A poster for the single can be seen in the Bottom episode "Terror" while the song itself appears in the 1995 film The Doom Generation.

==Reception==
"Sometimes Always" saw positive critical reception and was often named a highlight from Stoned & Dethroned. Upon the release, Larry Flick from Billboard magazine wrote, "Onetime purveyors of feedback pop return with a light, acoustic toe-tapper that places soothing vocals and melody above its jangly guitars.

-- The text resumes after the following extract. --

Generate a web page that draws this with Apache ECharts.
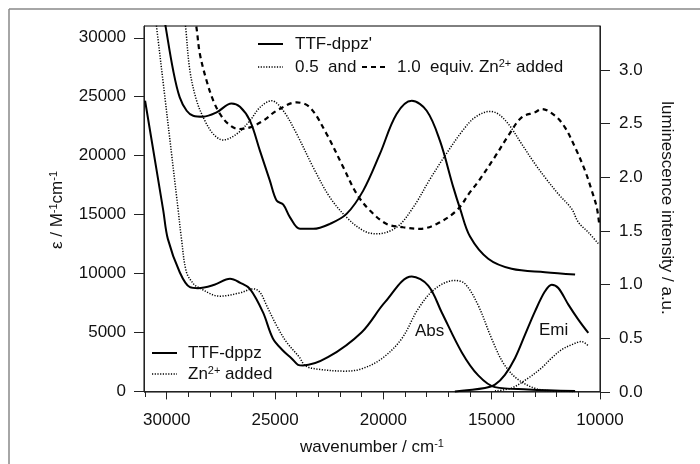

Guest vocalist Hope Sandoval adds a fluttering breeze to a tune that is already wooing the hearts of alternative programmers." In a retrospective review, Ned Raggett of AllMusic wrote, Sometimes Always' does indeed make for a lovely little duet," while Drowned In Sound dubbed it the album's "best known and ultimately standout moment." Martin Aston from Music Week gave it a score of four out of five. Pitchfork also named the song a "standout" on Stoned & Dethroned, while Tom Breihan of Stereogum said that the song is a "classic" and that it "rules so hard."

==Music video==
The accompanying music video for "Sometimes Always" was directed by British director Sophie Muller and produced by Rob Small for Oil Factory. It was released on 18 July 1994 and features marital discord played out in an American bar. Muller also directed the video for "Come On" and designed the album artwork for Stoned & Dethroned.

==Track listings==
- 7-inch (NEG70)
1. "Sometimes Always" (William Reid) – 2:32
2. "The Perfect Crime" (Jim Reid) – 1:32

- 10-inch (NEG70TE, limited and numbered) and CD (NEG70CD)
3. "Sometimes Always" (W. Reid) – 2:32
4. "The Perfect Crime" (J. Reid) – 1:32
5. "Little Stars" (W. Reid) – 3:29
6. "Drop-Re-Recorded" (W. Reid) – 1:50

==Personnel==
- Jim Reid – vocals, guitar, producer
- William Reid – guitar, producer
- Hope Sandoval - vocals ("Sometimes Always")
- Dick Meaney – engineer

==Charts==

| Chart (1994) | Peak position |
|---|---|
| Australia (ARIA) | 62 |
| Canada Top Singles (RPM) | 72 |
| Europe (Eurochart Hot 100) | 86 |
| UK Singles (OCC) | 22 |
| UK Airplay (Music Week) | 30 |
| US Billboard Hot 100 | 96 |
| US Alternative Airplay (Billboard) | 4 |

==Cover versions==
The song was recorded as a duet by Courtney Jaye and Ben Bridwell of Band of Horses on Jaye's 2010 album, The Exotic Sounds of Courtney Jaye and by The Brakes on their 2005 album "Give Blood", duetting with Becki and Julia of The Pipettes. In 2020, Hatchie and The Pains of Being Pure at Heart recorded a duet cover.